What distinguishes an intranet from any other kind of private network is that it is based on TCP/IP-the same protocols that apply to the Internet. TCP/IP refers to two protocols that work together to deliver data: the Transmission Control Protocol (TCP) and the Internet Protocol (IP). When you send information across an intranet, the data is broken into small packets. The packets are sent independently through a series of switches called routers. Once all the packets arrive at their destination, they are recombined into their original form. The Transmission Control Protocol breaks the data into packets and recombines them on the receiving end. The Internet Protocol handles the routing of the data and makes sure it gets sent to the proper destination.

1. In some companies, there may be a mix of TCP/IP-based intranets and networks based on other networking technology, such as NetWare. In that instance, the TCP/IP technology of an intranet can be used to send data between NetWare or other networks, using a technique called IP tunneling. In this instance, we'll look at data being sent from one NetWare network to another, via an intranet. NetWare networks use the IPX (Internet Packet Exchange) protocol as a way to deliver data-and TCP/IP networks can't recognize that protocol. To get around this, when an IPX packet is to be sent across an intranet, it is first encapsulated inside an IP packet by a NetWare server specifically for and dedicated to providing the IP transport mechanism for IPX packets.
2. Data sent within an intranet must be broken up into packets of less than 1,500 characters each. TCP breaks the data into packets. As it creates each packet, it calculates and adds a checksum to the packet. The checksum is based on the byte values, that is, the precise amount of data in the packet.
3. Each packet, along with the checksum, is put into separate IP wrappers or "envelopes." These wrappers contain information that details exactly where on the intranet-or the Internet-the data is to be sent. All of the wrappers for a given piece of data have the same addressing information so that they can all be sent to the same location for reassembly.
4. The packets travel between networks by intranet routers. Routers examine all IP wrappers and look at their addresses. These routers determine the most efficient path for sending each packet to its final destination. Since the traffic load on an intranet often changes, the packets may be sent along different routes, and the packets may arrive out of order. If the router sees the address is one located inside the intranet, the packet may be sent directly to its destination, or it may instead be sent to another router. If the address is located out on the Internet, it will be sent to another router so it can be sent across the Internet.

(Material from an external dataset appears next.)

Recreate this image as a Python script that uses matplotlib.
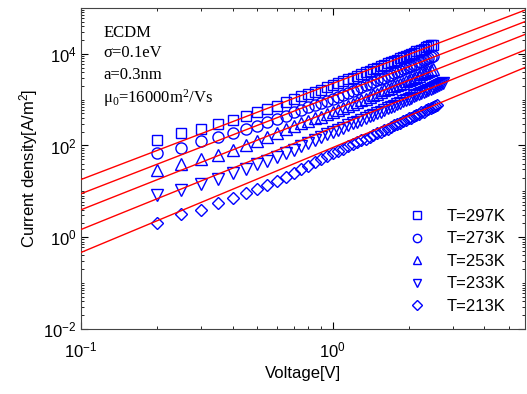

5. As the packets arrive at their destination, TCP calculates a checksum for each packet. It then compares this checksum with the checksum that has been sent in the packet. If the checksums don't match, TCP knows that the data in the packet has been corrupted during transmission. It then discards the packet and asks that the original packet be retransmitted.
6. TCP includes the ability to check packets and to determine that all the packets have been received. When all the non-corrupt packets are received, TCP assembles them into their original, unified form. The header information of the packets relays the sequence of how to reassemble the packets.
7. An intranet treats the IP packet as it would any other, and routes the packet to the receiving NetWare network. On the receiving NetWare network, a NetWare TCP/IP server decapsulates the IP packet-it discards the IP packet, and reads the original IPX packet. It can now use the IPX protocol to deliver the data to the proper destination.